- **Information provided**

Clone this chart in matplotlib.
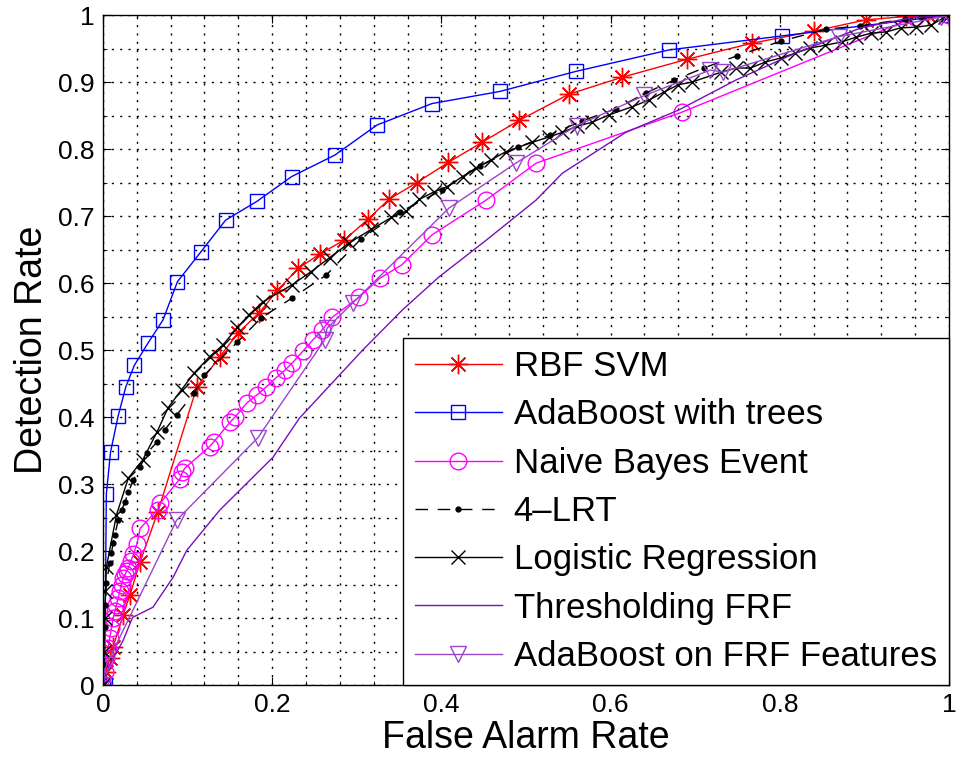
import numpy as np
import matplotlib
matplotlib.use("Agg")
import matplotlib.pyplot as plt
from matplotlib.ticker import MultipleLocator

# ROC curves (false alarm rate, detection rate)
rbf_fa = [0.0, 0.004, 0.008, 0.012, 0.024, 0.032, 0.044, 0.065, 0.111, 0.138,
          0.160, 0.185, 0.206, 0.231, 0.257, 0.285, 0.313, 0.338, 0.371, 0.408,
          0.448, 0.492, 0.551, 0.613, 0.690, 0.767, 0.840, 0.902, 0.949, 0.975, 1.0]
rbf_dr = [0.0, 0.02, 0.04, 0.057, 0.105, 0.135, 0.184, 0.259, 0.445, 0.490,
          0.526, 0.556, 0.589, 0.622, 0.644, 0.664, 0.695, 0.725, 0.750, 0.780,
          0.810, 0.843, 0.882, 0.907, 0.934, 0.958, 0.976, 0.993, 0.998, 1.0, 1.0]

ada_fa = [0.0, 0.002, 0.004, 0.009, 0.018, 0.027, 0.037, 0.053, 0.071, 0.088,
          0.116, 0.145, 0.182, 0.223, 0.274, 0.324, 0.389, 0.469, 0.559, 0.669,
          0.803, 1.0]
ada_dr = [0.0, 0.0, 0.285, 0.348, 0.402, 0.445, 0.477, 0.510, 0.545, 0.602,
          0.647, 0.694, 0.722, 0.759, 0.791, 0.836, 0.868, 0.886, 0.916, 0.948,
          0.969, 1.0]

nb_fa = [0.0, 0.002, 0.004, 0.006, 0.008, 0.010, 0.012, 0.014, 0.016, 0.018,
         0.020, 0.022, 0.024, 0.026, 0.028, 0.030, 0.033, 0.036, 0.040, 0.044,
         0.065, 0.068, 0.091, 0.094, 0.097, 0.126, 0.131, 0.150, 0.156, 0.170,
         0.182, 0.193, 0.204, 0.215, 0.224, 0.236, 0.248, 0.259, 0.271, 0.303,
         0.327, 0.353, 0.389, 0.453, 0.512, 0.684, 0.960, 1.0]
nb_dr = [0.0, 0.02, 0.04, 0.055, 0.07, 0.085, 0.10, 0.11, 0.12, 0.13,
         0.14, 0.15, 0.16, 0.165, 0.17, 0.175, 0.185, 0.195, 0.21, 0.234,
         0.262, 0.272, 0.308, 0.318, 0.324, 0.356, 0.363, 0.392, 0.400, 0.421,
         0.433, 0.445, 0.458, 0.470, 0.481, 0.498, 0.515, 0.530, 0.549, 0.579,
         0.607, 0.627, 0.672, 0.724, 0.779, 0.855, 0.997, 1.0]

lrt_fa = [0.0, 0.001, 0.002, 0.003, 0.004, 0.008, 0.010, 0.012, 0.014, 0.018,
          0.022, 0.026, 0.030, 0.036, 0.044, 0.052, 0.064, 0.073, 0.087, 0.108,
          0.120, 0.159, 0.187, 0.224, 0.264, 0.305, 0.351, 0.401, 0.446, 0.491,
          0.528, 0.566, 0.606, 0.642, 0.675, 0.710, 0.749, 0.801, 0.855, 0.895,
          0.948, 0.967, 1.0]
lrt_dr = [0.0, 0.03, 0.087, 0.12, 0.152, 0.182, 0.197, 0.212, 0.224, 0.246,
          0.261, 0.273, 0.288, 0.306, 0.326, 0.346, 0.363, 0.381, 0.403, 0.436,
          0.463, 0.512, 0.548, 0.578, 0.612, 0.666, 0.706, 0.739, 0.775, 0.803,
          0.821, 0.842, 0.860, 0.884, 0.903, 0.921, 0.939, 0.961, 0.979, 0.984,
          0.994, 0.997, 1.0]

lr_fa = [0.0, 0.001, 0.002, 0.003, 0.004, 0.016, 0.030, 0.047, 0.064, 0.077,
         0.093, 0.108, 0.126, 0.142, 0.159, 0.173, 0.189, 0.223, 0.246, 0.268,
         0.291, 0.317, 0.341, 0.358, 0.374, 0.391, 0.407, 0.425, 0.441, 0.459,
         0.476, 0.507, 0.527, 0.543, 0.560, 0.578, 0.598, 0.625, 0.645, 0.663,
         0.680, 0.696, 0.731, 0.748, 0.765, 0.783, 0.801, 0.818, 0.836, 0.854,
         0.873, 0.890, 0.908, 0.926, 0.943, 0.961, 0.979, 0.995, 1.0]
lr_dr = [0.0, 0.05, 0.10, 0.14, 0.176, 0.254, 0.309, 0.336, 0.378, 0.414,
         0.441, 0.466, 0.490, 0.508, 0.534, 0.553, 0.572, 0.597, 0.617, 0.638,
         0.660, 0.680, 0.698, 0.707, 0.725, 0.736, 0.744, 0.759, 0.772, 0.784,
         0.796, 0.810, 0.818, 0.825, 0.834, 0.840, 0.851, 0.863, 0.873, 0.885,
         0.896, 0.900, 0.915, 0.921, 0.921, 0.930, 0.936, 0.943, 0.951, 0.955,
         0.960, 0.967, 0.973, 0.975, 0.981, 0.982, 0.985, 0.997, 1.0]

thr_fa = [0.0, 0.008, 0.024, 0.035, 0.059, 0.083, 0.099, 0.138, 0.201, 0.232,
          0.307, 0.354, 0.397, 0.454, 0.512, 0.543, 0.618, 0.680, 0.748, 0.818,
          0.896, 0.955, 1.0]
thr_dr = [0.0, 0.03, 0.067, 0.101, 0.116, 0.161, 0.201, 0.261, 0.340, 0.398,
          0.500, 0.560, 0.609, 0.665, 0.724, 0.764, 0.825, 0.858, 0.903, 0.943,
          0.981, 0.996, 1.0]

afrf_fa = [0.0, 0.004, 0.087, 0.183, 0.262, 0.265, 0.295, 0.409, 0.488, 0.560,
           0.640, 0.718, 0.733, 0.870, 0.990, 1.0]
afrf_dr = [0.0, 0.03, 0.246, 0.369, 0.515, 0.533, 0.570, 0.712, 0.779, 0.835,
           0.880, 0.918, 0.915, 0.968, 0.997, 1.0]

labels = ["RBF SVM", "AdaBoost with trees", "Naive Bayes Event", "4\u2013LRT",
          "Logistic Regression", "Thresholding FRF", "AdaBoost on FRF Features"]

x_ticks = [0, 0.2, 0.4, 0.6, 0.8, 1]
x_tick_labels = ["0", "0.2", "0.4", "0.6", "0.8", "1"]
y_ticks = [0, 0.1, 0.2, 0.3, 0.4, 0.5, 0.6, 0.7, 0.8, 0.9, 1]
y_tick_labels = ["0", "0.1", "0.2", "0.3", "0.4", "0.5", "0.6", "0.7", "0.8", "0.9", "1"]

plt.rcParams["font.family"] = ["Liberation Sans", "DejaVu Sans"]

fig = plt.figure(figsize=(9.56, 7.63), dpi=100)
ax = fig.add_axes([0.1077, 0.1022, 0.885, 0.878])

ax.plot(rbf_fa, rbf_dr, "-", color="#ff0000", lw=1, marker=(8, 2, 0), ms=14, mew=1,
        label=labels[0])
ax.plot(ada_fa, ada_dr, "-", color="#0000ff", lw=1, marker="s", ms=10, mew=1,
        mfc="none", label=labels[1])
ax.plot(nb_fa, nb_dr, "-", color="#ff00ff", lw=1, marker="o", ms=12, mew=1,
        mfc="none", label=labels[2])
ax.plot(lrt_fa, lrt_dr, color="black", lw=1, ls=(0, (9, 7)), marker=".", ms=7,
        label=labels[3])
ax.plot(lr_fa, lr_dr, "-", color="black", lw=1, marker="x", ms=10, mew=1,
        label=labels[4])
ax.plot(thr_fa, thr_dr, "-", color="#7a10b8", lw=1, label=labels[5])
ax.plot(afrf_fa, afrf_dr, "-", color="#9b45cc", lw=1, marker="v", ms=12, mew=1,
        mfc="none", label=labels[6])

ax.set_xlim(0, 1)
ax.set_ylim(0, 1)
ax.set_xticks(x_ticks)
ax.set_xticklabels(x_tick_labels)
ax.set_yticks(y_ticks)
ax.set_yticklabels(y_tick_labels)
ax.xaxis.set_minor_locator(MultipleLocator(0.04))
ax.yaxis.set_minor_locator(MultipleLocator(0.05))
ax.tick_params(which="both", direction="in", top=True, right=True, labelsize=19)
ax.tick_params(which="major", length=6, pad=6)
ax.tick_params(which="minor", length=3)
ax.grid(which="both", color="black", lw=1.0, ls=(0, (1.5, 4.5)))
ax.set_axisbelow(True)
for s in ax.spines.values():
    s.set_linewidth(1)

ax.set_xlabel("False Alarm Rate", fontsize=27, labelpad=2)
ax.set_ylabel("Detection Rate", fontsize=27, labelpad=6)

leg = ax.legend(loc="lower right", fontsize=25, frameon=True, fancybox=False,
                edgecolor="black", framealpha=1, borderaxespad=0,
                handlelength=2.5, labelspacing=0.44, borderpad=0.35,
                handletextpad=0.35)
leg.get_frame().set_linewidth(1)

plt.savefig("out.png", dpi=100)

- **Directions for this task**
Starting at the top of the listing above, reproduce each line up to and including the one with "from matplotlib.ticker import MultipleLocator"; omit the pictures.

- **Exercise solution**
Clone this chart in matplotlib.
import numpy as np
import matplotlib
matplotlib.use("Agg")
import matplotlib.pyplot as plt
from matplotlib.ticker import MultipleLocator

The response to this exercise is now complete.